I agree that’s a good-model agnostic approach/sanity check for the result of warmups.

If the general advice doesn’t improve your results you will have to go into the model to see what’s causing the issues, and if they can be fixed. I’m not sure what S and Tri are, but it looks like they could be large, and with the hierarchical model you may be in the large-parameter-space/complex-model situation.
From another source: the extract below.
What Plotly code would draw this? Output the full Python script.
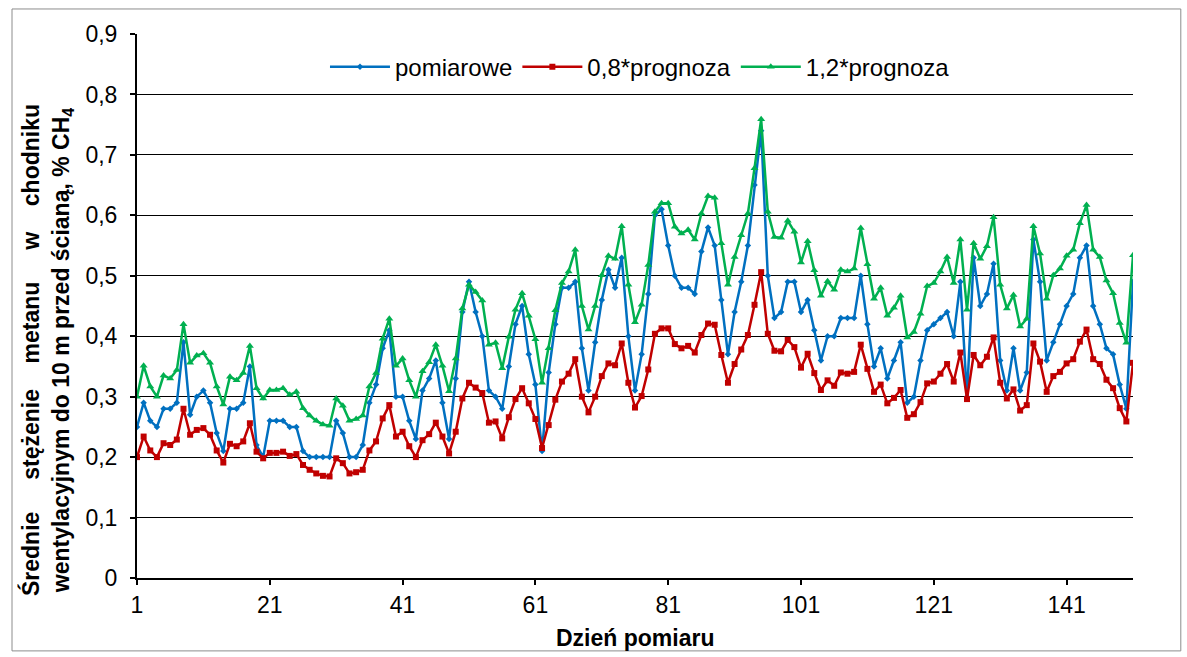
import plotly.graph_objects as go

days = list(range(1, 152))

pomiarowe = [
    0.25, 0.29, 0.26, 0.25, 0.28, 0.28, 0.29, 0.39, 0.27, 0.30,
    0.31, 0.29, 0.24, 0.21, 0.28, 0.28, 0.29, 0.35, 0.22, 0.20,
    0.26, 0.26, 0.26, 0.25, 0.25, 0.21, 0.20, 0.20, 0.20, 0.20,
    0.26, 0.24, 0.20, 0.20, 0.22, 0.29, 0.32, 0.38, 0.41, 0.30,
    0.30, 0.26, 0.23, 0.31, 0.33, 0.36, 0.29, 0.23, 0.33, 0.44,
    0.49, 0.44, 0.40, 0.31, 0.30, 0.28, 0.35, 0.42, 0.45, 0.37,
    0.32, 0.21, 0.34, 0.42, 0.48, 0.48, 0.49, 0.38, 0.31, 0.39,
    0.46, 0.51, 0.48, 0.53, 0.40, 0.31, 0.37, 0.47, 0.60, 0.61,
    0.55, 0.50, 0.48, 0.48, 0.47, 0.54, 0.58, 0.55, 0.46, 0.37,
    0.44, 0.49, 0.55, 0.65, 0.74, 0.50, 0.43, 0.44, 0.49, 0.49,
    0.44, 0.46, 0.41, 0.36, 0.40, 0.40, 0.43, 0.43, 0.43, 0.50,
    0.42, 0.35, 0.38, 0.33, 0.36, 0.39, 0.29, 0.30, 0.36, 0.41,
    0.42, 0.43, 0.44, 0.40, 0.49, 0.30, 0.53, 0.45, 0.47, 0.52,
    0.36, 0.31, 0.38, 0.31, 0.34, 0.56, 0.49, 0.36, 0.39, 0.42,
    0.45, 0.47, 0.53, 0.55, 0.45, 0.42, 0.38, 0.37, 0.32, 0.28,
    0.49,
]

prognoza_08 = [
    0.200, 0.234, 0.211, 0.200, 0.223, 0.220, 0.229, 0.280, 0.237, 0.245,
    0.248, 0.237, 0.211, 0.191, 0.222, 0.218, 0.226, 0.256, 0.209, 0.198,
    0.207, 0.207, 0.209, 0.202, 0.205, 0.187, 0.179, 0.173, 0.169, 0.168,
    0.198, 0.190, 0.173, 0.175, 0.179, 0.211, 0.226, 0.264, 0.286, 0.234,
    0.242, 0.218, 0.200, 0.228, 0.238, 0.257, 0.234, 0.206, 0.242, 0.297,
    0.323, 0.315, 0.306, 0.257, 0.259, 0.231, 0.266, 0.296, 0.314, 0.289,
    0.263, 0.215, 0.253, 0.295, 0.325, 0.338, 0.362, 0.300, 0.274, 0.300,
    0.334, 0.355, 0.352, 0.388, 0.323, 0.282, 0.301, 0.345, 0.404, 0.413,
    0.413, 0.387, 0.380, 0.384, 0.373, 0.402, 0.421, 0.419, 0.369, 0.323,
    0.354, 0.378, 0.402, 0.452, 0.506, 0.404, 0.376, 0.375, 0.394, 0.382,
    0.348, 0.371, 0.339, 0.311, 0.327, 0.318, 0.340, 0.338, 0.341, 0.386,
    0.346, 0.308, 0.320, 0.289, 0.298, 0.311, 0.265, 0.271, 0.291, 0.322,
    0.325, 0.338, 0.354, 0.325, 0.373, 0.296, 0.369, 0.352, 0.366, 0.398,
    0.323, 0.297, 0.312, 0.277, 0.286, 0.388, 0.358, 0.308, 0.334, 0.341,
    0.355, 0.362, 0.391, 0.411, 0.362, 0.354, 0.328, 0.314, 0.281, 0.259,
    0.356,
]

prognoza_12 = [
    0.300, 0.351, 0.317, 0.300, 0.335, 0.330, 0.344, 0.420, 0.356, 0.368,
    0.372, 0.356, 0.317, 0.287, 0.333, 0.327, 0.339, 0.384, 0.314, 0.297,
    0.311, 0.311, 0.314, 0.303, 0.308, 0.281, 0.269, 0.260, 0.254, 0.252,
    0.297, 0.285, 0.260, 0.263, 0.269, 0.317, 0.339, 0.396, 0.429, 0.351,
    0.363, 0.327, 0.300, 0.342, 0.357, 0.386, 0.351, 0.309, 0.363, 0.446,
    0.485, 0.473, 0.459, 0.386, 0.389, 0.347, 0.399, 0.444, 0.471, 0.434,
    0.395, 0.323, 0.380, 0.443, 0.488, 0.507, 0.543, 0.450, 0.411, 0.450,
    0.501, 0.533, 0.528, 0.582, 0.485, 0.423, 0.452, 0.518, 0.606, 0.620,
    0.620, 0.581, 0.570, 0.576, 0.560, 0.603, 0.632, 0.629, 0.554, 0.485,
    0.531, 0.567, 0.603, 0.678, 0.759, 0.606, 0.564, 0.563, 0.591, 0.573,
    0.522, 0.557, 0.509, 0.467, 0.491, 0.477, 0.510, 0.507, 0.512, 0.579,
    0.519, 0.462, 0.480, 0.434, 0.447, 0.467, 0.398, 0.407, 0.437, 0.483,
    0.488, 0.507, 0.531, 0.488, 0.560, 0.444, 0.554, 0.528, 0.549, 0.597,
    0.485, 0.446, 0.468, 0.416, 0.429, 0.582, 0.537, 0.462, 0.501, 0.512,
    0.533, 0.543, 0.587, 0.617, 0.543, 0.531, 0.492, 0.471, 0.422, 0.389,
    0.534,
]

x_tickvals = [1, 21, 41, 61, 81, 101, 121, 141]
y_tickvals = [0, 0.1, 0.2, 0.3, 0.4, 0.5, 0.6, 0.7, 0.8, 0.9]
y_ticktext = ["0", "0,1", "0,2", "0,3", "0,4", "0,5", "0,6", "0,7", "0,8", "0,9"]

FONT = "Liberation Sans, Arial, sans-serif"

fig = go.Figure()
fig.add_trace(go.Scatter(
    x=days, y=pomiarowe, name="pomiarowe", mode="lines+markers",
    line=dict(color="#0070C0", width=2.5),
    marker=dict(symbol="diamond", size=5, color="#0070C0"),
))
fig.add_trace(go.Scatter(
    x=days, y=prognoza_08, name="0,8*prognoza", mode="lines+markers",
    line=dict(color="#C00000", width=2.5),
    marker=dict(symbol="square", size=6, color="#C00000"),
))
fig.add_trace(go.Scatter(
    x=days, y=prognoza_12, name="1,2*prognoza", mode="lines+markers",
    line=dict(color="#00B050", width=2.5),
    marker=dict(symbol="triangle-up", size=7, color="#00B050"),
))

nb = "\u00a0"
line1 = ("Średnie" + nb * 5 + "stężenie" + nb * 4 + "metanu" + nb * 5 + "w" + nb * 4 + "chodniku")
line2 = "wentylacyjnym do 10 m przed ścianą, % CH<sub>4</sub>"

fig.update_layout(
    width=1187, height=657,
    margin=dict(l=137, r=54, t=34, b=79),
    paper_bgcolor="white", plot_bgcolor="white",
    font=dict(family=FONT, size=24, color="black"),
    showlegend=True,
    legend=dict(
        orientation="h", x=0.505, xanchor="center", y=0.939, yanchor="middle",
        bgcolor="white", font=dict(size=24), itemwidth=60,
        traceorder="normal",
    ),
    xaxis=dict(
        range=[1, 151], tickvals=x_tickvals, showgrid=False, zeroline=False,
        showline=True, linecolor="black", linewidth=2,
        ticks="outside", ticklen=5, tickwidth=1.5, tickcolor="black",
        tickfont=dict(size=23), automargin=False,
    ),
    yaxis=dict(
        range=[0, 0.9], tickvals=y_tickvals, ticktext=y_ticktext,
        showgrid=True, gridcolor="black", gridwidth=1, zeroline=False,
        showline=True, linecolor="black", linewidth=2,
        ticks="outside", ticklen=5, tickwidth=1.5, tickcolor="black",
        tickfont=dict(size=23), ticklabelstandoff=8, automargin=False,
    ),
    annotations=[
        dict(
            text="<b>" + line1 + "<br>" + line2 + "</b>",
            xref="paper", yref="paper", x=-0.0904, y=0.419,
            xanchor="center", yanchor="middle", textangle=-90,
            showarrow=False, font=dict(size=23, family=FONT),
        ),
        dict(
            text="<b>Dzień pomiaru</b>",
            xref="paper", yref="paper", x=0.5, y=-0.110,
            xanchor="center", yanchor="middle",
            showarrow=False, font=dict(size=23, family=FONT),
        ),
    ],
    shapes=[
        dict(type="rect", xref="paper", yref="paper",
             x0=-0.1255, x1=1.048, y0=-0.134, y1=1.046,
             line=dict(color="#8c8c8c", width=1), fillcolor="rgba(0,0,0,0)",
             layer="below"),
    ],
)

fig.write_html("out.html")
Another good practice if your implementing a model for the first time (or if it turns out not to work right away as expected) is to implement a smaller version where you can do things like:

  1. remove the hierarchy (e.g fit only one or few participants);
  2. subset the data;
  3. simulate data with known parameters, then fit the model;
  4. reduce the number of parameters/simplify the model somewhere

It’s unlikely that a bug in the code would generate that behavior, but it’s certainly possible that an error gave the impression that it’s working when it’s not, and then it breaks more obviously in other conditions.